Exercise task.
All lines in which the word "React" occurs are to be extracted.

Supplied information.
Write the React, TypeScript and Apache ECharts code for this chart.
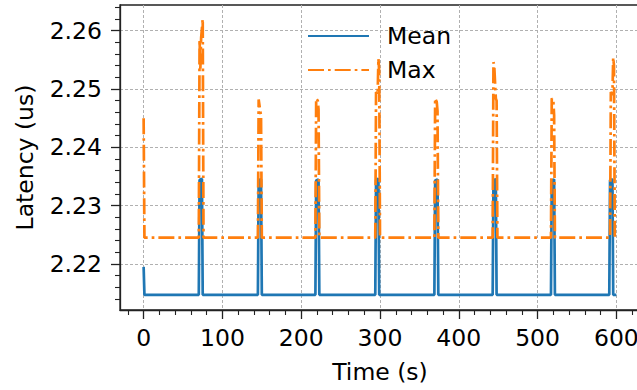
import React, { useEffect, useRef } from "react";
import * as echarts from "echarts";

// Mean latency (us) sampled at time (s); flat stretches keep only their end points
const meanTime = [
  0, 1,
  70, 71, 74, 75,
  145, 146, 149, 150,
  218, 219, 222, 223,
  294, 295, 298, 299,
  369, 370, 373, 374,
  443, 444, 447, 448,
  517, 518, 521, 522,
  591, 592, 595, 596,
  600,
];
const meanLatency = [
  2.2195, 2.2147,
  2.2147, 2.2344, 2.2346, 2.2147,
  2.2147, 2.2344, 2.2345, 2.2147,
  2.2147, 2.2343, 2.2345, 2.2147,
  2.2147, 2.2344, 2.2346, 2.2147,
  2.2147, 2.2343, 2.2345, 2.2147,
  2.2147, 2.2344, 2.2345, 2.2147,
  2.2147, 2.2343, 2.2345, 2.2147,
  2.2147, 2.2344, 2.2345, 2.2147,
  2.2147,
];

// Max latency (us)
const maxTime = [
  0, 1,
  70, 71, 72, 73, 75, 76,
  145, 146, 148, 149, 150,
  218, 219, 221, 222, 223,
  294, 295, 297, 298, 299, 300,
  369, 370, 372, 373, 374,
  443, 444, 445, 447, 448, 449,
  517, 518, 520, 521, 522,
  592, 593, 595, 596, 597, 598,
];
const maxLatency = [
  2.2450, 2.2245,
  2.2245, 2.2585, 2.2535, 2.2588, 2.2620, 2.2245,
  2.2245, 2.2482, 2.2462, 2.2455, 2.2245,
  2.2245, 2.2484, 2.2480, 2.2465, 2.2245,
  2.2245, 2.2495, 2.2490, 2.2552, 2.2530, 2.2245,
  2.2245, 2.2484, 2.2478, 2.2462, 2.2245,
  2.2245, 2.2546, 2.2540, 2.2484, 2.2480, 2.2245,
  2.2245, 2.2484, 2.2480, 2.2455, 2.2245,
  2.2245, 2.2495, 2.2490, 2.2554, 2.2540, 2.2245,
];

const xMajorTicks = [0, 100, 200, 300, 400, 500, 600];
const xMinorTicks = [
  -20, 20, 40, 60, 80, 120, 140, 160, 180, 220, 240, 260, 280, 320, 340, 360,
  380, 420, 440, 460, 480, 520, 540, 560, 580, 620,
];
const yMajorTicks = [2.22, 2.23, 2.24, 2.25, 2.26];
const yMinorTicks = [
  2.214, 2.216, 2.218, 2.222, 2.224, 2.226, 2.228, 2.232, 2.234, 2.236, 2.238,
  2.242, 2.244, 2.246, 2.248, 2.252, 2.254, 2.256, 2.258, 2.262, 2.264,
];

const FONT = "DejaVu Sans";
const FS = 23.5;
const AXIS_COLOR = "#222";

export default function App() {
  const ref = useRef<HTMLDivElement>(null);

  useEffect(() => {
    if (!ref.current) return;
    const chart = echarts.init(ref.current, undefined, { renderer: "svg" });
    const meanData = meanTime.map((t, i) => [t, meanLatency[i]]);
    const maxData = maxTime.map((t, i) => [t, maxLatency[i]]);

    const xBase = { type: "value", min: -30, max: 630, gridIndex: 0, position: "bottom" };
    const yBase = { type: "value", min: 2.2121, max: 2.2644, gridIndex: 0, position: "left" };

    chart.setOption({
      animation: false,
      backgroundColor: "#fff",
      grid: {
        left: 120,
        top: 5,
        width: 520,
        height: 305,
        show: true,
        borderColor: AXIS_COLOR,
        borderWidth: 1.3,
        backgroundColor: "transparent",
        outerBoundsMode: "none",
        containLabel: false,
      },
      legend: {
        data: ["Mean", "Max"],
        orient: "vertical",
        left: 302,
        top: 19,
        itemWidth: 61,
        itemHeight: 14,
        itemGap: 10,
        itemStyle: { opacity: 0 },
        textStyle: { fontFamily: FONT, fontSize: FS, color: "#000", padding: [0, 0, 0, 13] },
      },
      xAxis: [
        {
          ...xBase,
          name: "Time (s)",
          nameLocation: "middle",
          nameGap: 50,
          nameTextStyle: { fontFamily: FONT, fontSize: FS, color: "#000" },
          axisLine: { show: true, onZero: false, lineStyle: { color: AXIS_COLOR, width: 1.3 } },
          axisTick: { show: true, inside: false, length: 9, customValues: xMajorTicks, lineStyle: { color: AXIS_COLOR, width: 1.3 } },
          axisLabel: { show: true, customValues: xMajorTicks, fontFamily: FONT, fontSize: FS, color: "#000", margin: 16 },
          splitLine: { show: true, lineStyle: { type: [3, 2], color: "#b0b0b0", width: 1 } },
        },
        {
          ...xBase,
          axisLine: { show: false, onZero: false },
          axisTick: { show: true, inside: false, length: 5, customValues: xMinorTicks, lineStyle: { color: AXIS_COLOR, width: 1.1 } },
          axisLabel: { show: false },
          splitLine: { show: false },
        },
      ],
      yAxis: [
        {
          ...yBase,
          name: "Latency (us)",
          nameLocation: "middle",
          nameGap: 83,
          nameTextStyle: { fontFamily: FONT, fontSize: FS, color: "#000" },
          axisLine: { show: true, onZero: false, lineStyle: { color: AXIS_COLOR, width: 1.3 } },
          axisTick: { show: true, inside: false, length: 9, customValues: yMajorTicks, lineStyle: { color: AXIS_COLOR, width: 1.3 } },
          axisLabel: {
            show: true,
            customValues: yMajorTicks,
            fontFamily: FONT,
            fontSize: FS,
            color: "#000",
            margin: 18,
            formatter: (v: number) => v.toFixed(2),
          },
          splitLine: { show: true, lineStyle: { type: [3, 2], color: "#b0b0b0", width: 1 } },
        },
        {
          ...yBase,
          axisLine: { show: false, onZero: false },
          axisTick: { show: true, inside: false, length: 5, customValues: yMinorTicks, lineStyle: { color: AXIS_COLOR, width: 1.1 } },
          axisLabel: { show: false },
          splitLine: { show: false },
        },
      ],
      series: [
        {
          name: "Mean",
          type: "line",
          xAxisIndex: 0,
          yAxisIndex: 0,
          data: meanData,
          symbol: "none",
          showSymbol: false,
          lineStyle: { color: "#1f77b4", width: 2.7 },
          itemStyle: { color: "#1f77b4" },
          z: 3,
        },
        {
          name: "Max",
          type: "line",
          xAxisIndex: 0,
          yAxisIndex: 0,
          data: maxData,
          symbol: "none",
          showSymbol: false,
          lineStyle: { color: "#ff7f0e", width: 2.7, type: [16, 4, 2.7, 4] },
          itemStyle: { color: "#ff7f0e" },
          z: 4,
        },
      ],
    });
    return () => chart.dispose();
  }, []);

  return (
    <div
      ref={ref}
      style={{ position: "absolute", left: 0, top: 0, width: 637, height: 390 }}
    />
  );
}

Complete output.
Write the React, TypeScript and Apache ECharts code for this chart.
import React, { useEffect, useRef } from "react";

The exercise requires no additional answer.